Asked whether their role in bringing the redwoods to Wilson is a source of pride among his family members, Harrison, 70, chuckles.
“I don’t think many people in the family even knew about it, to tell you the truth,” Harrison says.
A good use for humidity
California coastal redwoods, or Sequoia sempervirens, grow naturally in a relatively small band in the Pacific Northwest, ranging from southern Oregon to Northern California. The world’s largest trees, they grow more than 300 feet tall and more than 20 feet in circumference, according to the U.S. Forest Service.
The redwoods’ natural maritime Mediterranean climate has cool, rainy winters and dry summers. Abundant fog rolls in each evening to supply moisture, giving way to dry air early the next afternoon.
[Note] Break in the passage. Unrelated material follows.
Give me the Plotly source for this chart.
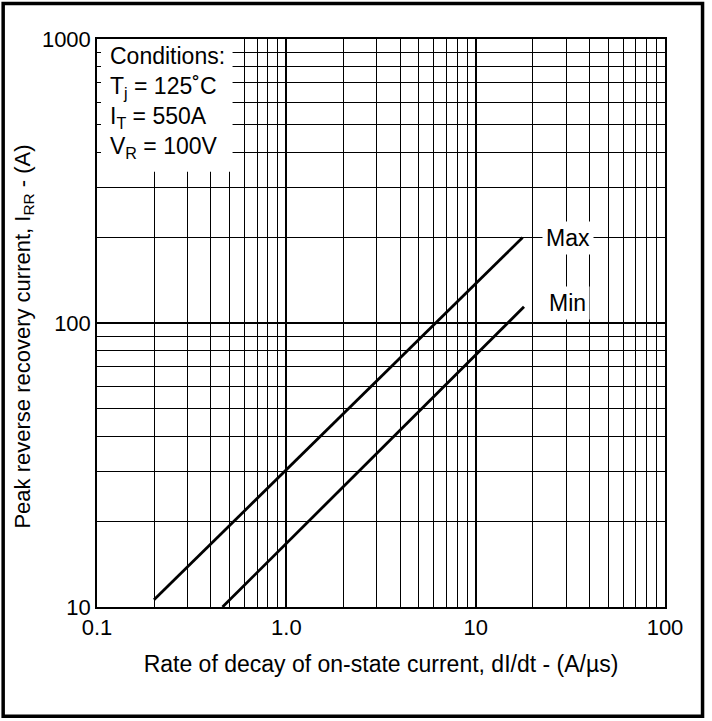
import plotly.graph_objects as go

# Data (log-log straight lines)
max_x = [0.2, 17.7]
max_y = [10.6, 200.0]
min_x = [0.46, 18.0]
min_y = [10.0, 114.0]

x_major = [0.1, 1, 10, 100]
x_major_text = ["0.1", "1.0", "10", "100"]
y_major = [10, 100, 1000]
y_major_text = ["10", "100", "1000"]

x_minor = [m * d for d in (0.1, 1, 10) for m in range(2, 10)]
y_minor = [m * d for d in (10, 100) for m in range(2, 10)]

FONT = "Liberation Sans, Arial, sans-serif"

fig = go.Figure()
fig.add_trace(go.Scatter(x=max_x, y=max_y, mode="lines",
                         line=dict(color="black", width=2.8), showlegend=False))
fig.add_trace(go.Scatter(x=min_x, y=min_y, mode="lines",
                         line=dict(color="black", width=2.8), showlegend=False))

axis_common = dict(
    type="log", showline=True, linecolor="black", linewidth=1.5, mirror=True,
    showgrid=True, gridcolor="black", gridwidth=1.6,
    ticks="inside", ticklen=0, tickcolor="black",
    tickfont=dict(family=FONT, size=22, color="black"),
    zeroline=False,
)

fig.update_xaxes(
    **axis_common,
    range=[-1, 2],
    tickmode="array", tickvals=x_major, ticktext=x_major_text,
    minor=dict(tickmode="array", tickvals=x_minor, ticks="inside", ticklen=4,
               tickcolor="black", showgrid=True, gridcolor="black", gridwidth=1),
    title=dict(text="Rate of decay of on-state current, dI/dt - (A/µs)",
               font=dict(family=FONT, size=23, color="black"), standoff=17),
)
fig.update_yaxes(
    **axis_common,
    range=[1, 3],
    tickmode="array", tickvals=y_major, ticktext=y_major_text,
    minor=dict(tickmode="array", tickvals=y_minor, ticks="inside", ticklen=4,
               tickcolor="black", showgrid=True, gridcolor="black", gridwidth=1),
)

# y-axis title placed as a rotated annotation
fig.add_annotation(
    xref="paper", yref="paper", x=-0.129, y=0.4756, xanchor="center", yanchor="middle",
    textangle=-90, showarrow=False,
    text="Peak reverse recovery current, I<sub>RR</sub> - (A)",
    font=dict(family=FONT, size=22, color="black"),
)

# white box behind the conditions text (covers the grid, not the axes)
fig.add_shape(type="rect", xref="x", yref="y", x0=0.1, x1=0.52, y0=341, y1=1000,
              fillcolor="white", line=dict(width=0), layer="between")

fig.add_annotation(
    xref="paper", yref="paper", x=0.02, y=0.997, xanchor="left", yanchor="top",
    align="left", showarrow=False,
    text="Conditions:<br>T<sub>j</sub> = 125˚C<br>I<sub>T</sub> = 550A<br>V<sub>R</sub> = 100V",
    font=dict(family=FONT, size=23, color="black"),
)

fig.add_annotation(x=1.487, y=2.301, xref="x", yref="y", text="Max", showarrow=False,
                   bgcolor="white", font=dict(family=FONT, size=23, color="black"),
                   borderpad=3)
fig.add_annotation(x=1.487, y=2.07, xref="x", yref="y", text="Min", showarrow=False,
                   bgcolor="white", font=dict(family=FONT, size=23, color="black"),
                   borderpad=3)

# outer frame around the whole picture
fig.add_shape(type="rect", xref="paper", yref="paper",
              x0=-0.1652, x1=1.0661, y0=-0.1922, y1=1.0625,
              line=dict(color="black", width=3.5), fillcolor="rgba(0,0,0,0)")

fig.update_layout(
    width=712, height=721,
    margin=dict(l=97, r=47, t=39, b=114),
    paper_bgcolor="white", plot_bgcolor="white",
    font=dict(family=FONT, size=22, color="black"),
)

fig.write_html("out.html", config={"displayModeBar": False},
               post_script="document.body.style.margin='0px';document.body.style.overflow='hidden';")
In eastern North Carolina, where the winters are sufficiently rainy, the region’s summertime humidity provides enough moisture for the redwoods to survive, Mazur says. The Wilson trees’ owners don’t provide any special care for the older redwoods; one owner he met, at the old Glover home in Gardners township, didn’t even know there was a redwood on his property.
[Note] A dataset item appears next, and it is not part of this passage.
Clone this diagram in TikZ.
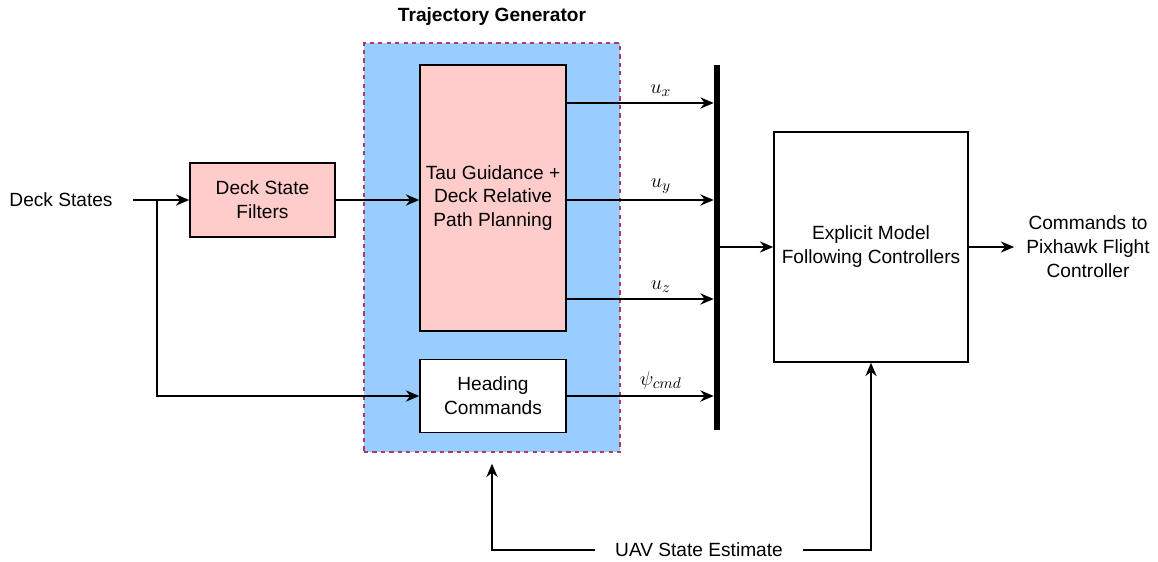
\documentclass[tikz,border=0pt]{standalone}
\usepackage{fontspec}
\setmainfont{Liberation Sans}
\usetikzlibrary{arrows.meta, positioning, calc}
\definecolor{tgblue}{RGB}{153,204,255}
\definecolor{blockpink}{RGB}{255,204,204}
\definecolor{dashred}{RGB}{175,60,95}
\newcommand{\diagfont}{\fontsize{13.6}{17}\selectfont}
\newcommand{\sigfont}{\fontsize{15.5}{18}\selectfont}
\tikzset{
  base/.style={draw=black, line width=1.1pt, align=center, font=\diagfont, inner sep=2pt},
  block/.style={base, fill=blockpink},
  plain/.style={base, fill=white},
  group/.style={draw=dashred, dashed, line width=1pt, fill=tgblue, inner sep=0pt},
  busbar/.style={fill=black, inner sep=0pt, minimum width=0.15cm, minimum height=9.125cm},
  arr/.style={-{Stealth[length=9.5pt, width=8pt]}, line width=1.2pt},
  sig/.style={font=\sigfont, above=1pt},
  txt/.style={font=\diagfont, align=center},
}

\begin{document}
\begin{tikzpicture}
  \useasboundingbox (0,0) rectangle (28.95,-14.025);

  % Trajectory generator group
  \node[group, minimum width=6.4cm, minimum height=10.225cm] (tg) at (12.3,-6.1875) {};
  \node[txt, font=\diagfont\bfseries] (tgtitle) at (12.3,-0.425) {Trajectory Generator};

  % Blocks
  \node[block, minimum width=3.625cm, minimum height=1.85cm] (filters) at (6.5625,-5) {Deck State\\Filters};
  \node[block, minimum width=3.65cm, minimum height=6.65cm] (tau) at (12.325,-4.95) {Tau Guidance +\\Deck Relative\\Path Planning};
  \node[plain, minimum width=3.65cm, minimum height=1.825cm] (heading) at (12.325,-9.9) {Heading\\Commands};
  \node[busbar] (bus) at (17.925,-6.1875) {};
  \node[plain, minimum width=4.85cm, minimum height=5.75cm] (emf) at (21.775,-6.175) {Explicit Model\\Following Controllers};

  % Inputs and outputs
  \node[txt, inner xsep=0.5cm] (deck) at (1.525,-5) {Deck States};
  \node[txt, inner xsep=0.3cm] (cmds) at (27.2,-6.175) {Commands to\\Pixhawk Flight\\Controller};
  \node[txt, inner xsep=0.5cm] (uav) at (17.475,-13.75) {UAV State Estimate};

  \coordinate (split) at (3.925,-5);
  \coordinate (yx) at (0,-2.575);
  \coordinate (yy) at (0,-5);
  \coordinate (yz) at (0,-7.475);

  % Connectors
  \draw[arr] (deck.east) -- (filters.west);
  \draw[arr] (split) |- (heading.west);
  \draw[arr] (filters.east) -- (filters.east -| tau.west);
  \draw[arr] (tau.east |- yx) -- node[sig, pos=0.64]{$u_x$} (bus.west |- yx);
  \draw[arr] (tau.east |- yy) -- node[sig, pos=0.64]{$u_y$} (bus.west |- yy);
  \draw[arr] (tau.east |- yz) -- node[sig, pos=0.64]{$u_z$} (bus.west |- yz);
  \draw[arr] (heading.east) -- node[sig, pos=0.64]{$\psi_{cmd}$} (heading.east -| bus.west);
  \draw[arr] (bus.east |- emf.west) -- (emf.west);
  \draw[arr] (emf.east) -- (cmds.west);
  \draw[arr] (uav.west) -| ([yshift=-0.275cm]tg.south);
  \draw[arr] (uav.east) -| (emf.south);
\end{tikzpicture}
\end{document}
There is a distinction between redwoods and what are commonly referred to as Sequoia trees, Mazur says. Sequoias, or inland redwoods, grow at the top of the Sierra Nevada mountains, a couple of hundred miles inland from where the coastal trees are found, and would likely not survive in North Carolina.
A spokesman for the Redwood National and State Parks in California said it’s not uncommon for seedlings of both varieties to be planted in yards around the country with conducive climates. Coastal redwood grow kits, for example, are available online for as little as $7.99.
But the redwoods are not common in eastern North Carolina, where their own considerable height could pose the biggest threat to them.
A life span of up to 2,200 years makes the 71-year-old trees virtual infants. In 50 or 100 years, Mazur says, the trees would, theoretically, dwarf the oaks and magnolias that keep them company, making them de facto lightning rods.
“That’s undoubtedly going to be the limiting factor,” Mazur says. “It’s not going to be disease or insects or anything like that. It’s going to be lightning.”
So for now Mazur, Willie Lamm’s descendants, and visitors will have to enjoy the redwoods while they last. And their owners can keep enjoying the looks of awe on a first-time viewer.
“They’re always surprised,” says Betty Lou Walston, standing proudly in the shadow of her California tree in North Carolina.